#### Exercise material
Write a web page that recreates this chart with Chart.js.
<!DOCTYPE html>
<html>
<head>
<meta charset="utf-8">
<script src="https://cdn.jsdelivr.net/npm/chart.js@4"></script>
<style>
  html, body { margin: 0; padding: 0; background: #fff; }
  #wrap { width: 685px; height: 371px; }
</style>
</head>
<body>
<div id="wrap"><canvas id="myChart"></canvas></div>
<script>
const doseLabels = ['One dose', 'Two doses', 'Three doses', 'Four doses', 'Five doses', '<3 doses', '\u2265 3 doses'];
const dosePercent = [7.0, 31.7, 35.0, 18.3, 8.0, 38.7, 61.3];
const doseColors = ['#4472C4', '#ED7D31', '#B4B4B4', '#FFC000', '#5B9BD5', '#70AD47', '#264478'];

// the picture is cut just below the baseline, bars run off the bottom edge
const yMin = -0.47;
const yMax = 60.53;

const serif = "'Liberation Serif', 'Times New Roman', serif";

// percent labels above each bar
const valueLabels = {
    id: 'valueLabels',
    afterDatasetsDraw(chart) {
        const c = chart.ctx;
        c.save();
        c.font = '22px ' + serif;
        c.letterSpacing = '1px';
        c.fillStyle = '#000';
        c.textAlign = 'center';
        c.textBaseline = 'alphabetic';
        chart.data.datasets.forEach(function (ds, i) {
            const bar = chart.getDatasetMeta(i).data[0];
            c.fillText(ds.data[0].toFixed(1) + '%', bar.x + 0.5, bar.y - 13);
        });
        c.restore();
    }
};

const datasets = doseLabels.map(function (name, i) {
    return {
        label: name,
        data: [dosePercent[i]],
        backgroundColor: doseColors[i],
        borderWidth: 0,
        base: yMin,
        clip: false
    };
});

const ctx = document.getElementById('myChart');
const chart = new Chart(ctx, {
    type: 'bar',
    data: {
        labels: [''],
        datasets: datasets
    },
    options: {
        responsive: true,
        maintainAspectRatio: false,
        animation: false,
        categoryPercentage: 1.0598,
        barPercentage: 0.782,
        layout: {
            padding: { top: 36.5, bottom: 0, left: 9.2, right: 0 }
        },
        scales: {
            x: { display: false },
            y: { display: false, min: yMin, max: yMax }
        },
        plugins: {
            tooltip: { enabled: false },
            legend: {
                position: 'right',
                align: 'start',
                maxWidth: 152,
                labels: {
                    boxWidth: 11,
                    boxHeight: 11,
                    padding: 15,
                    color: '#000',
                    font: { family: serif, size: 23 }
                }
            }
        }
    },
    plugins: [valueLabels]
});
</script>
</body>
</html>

* * *

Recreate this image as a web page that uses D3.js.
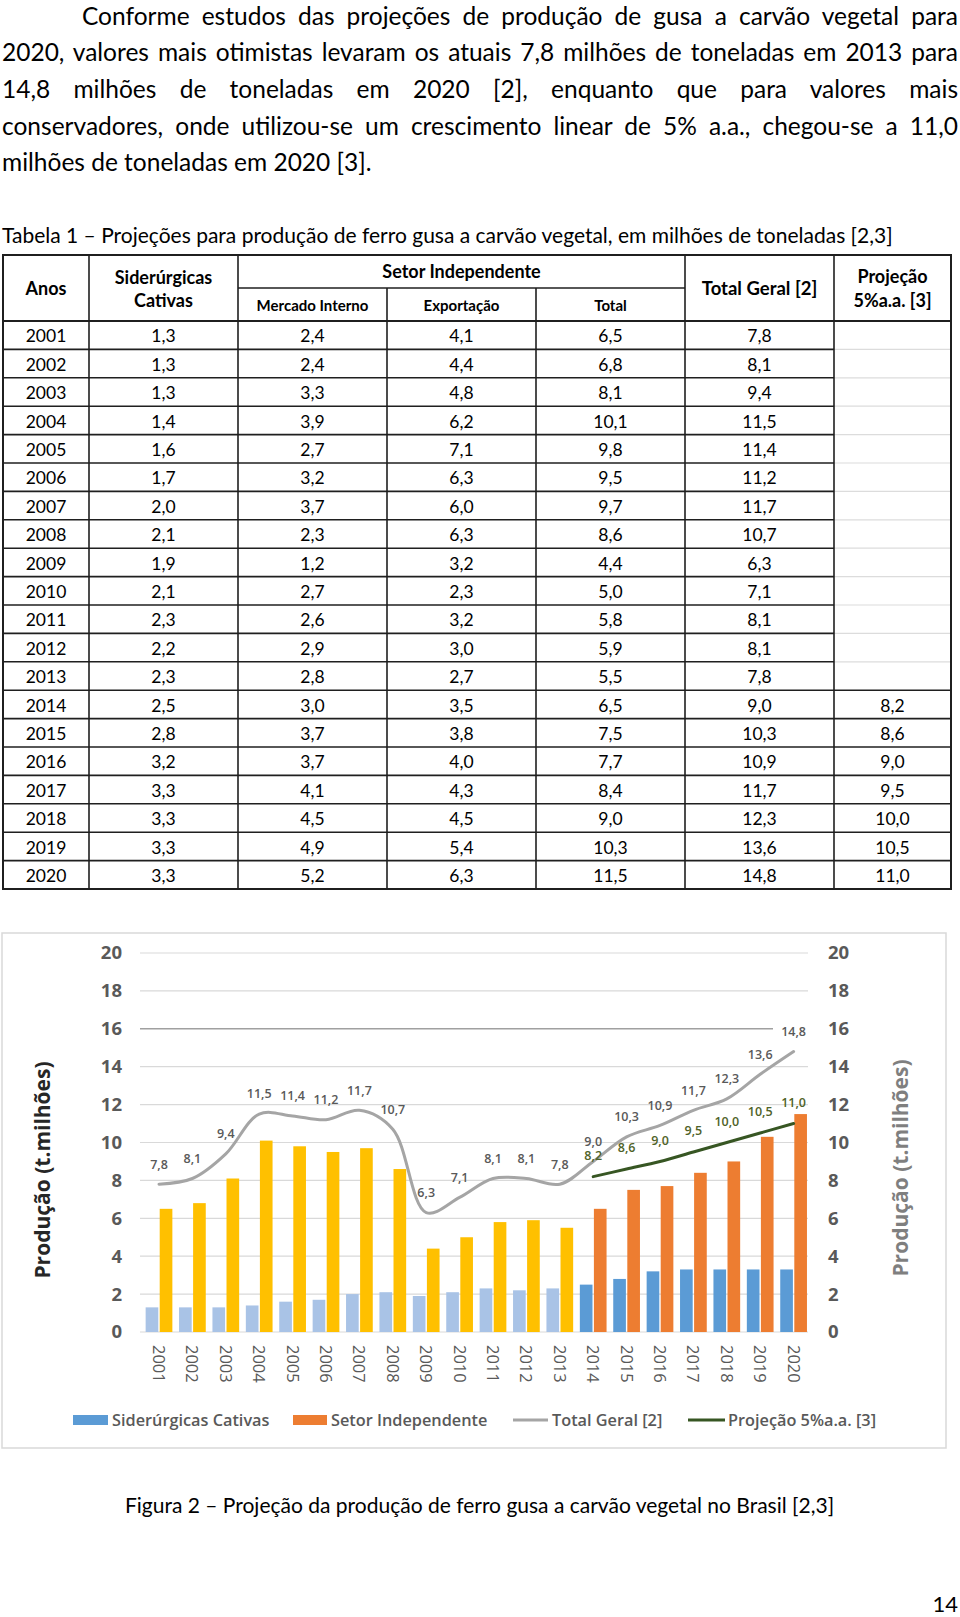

--

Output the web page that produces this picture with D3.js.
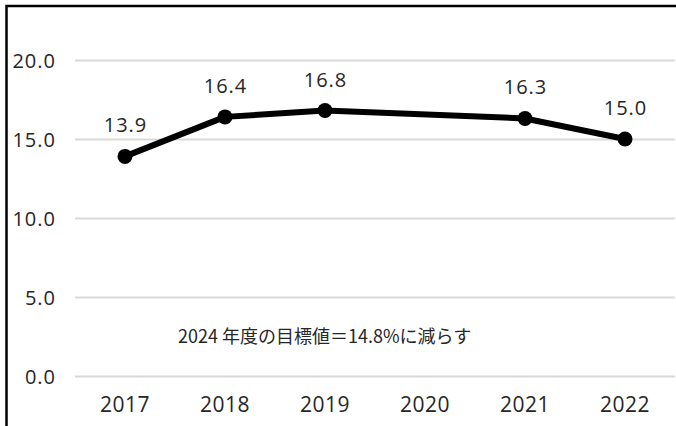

#### Exercise
Go through the lines above. Select every one that has the string "picture".

#### Response
// the picture is cut just below the baseline, bars run off the bottom edge
Output the web page that produces this picture with D3.js.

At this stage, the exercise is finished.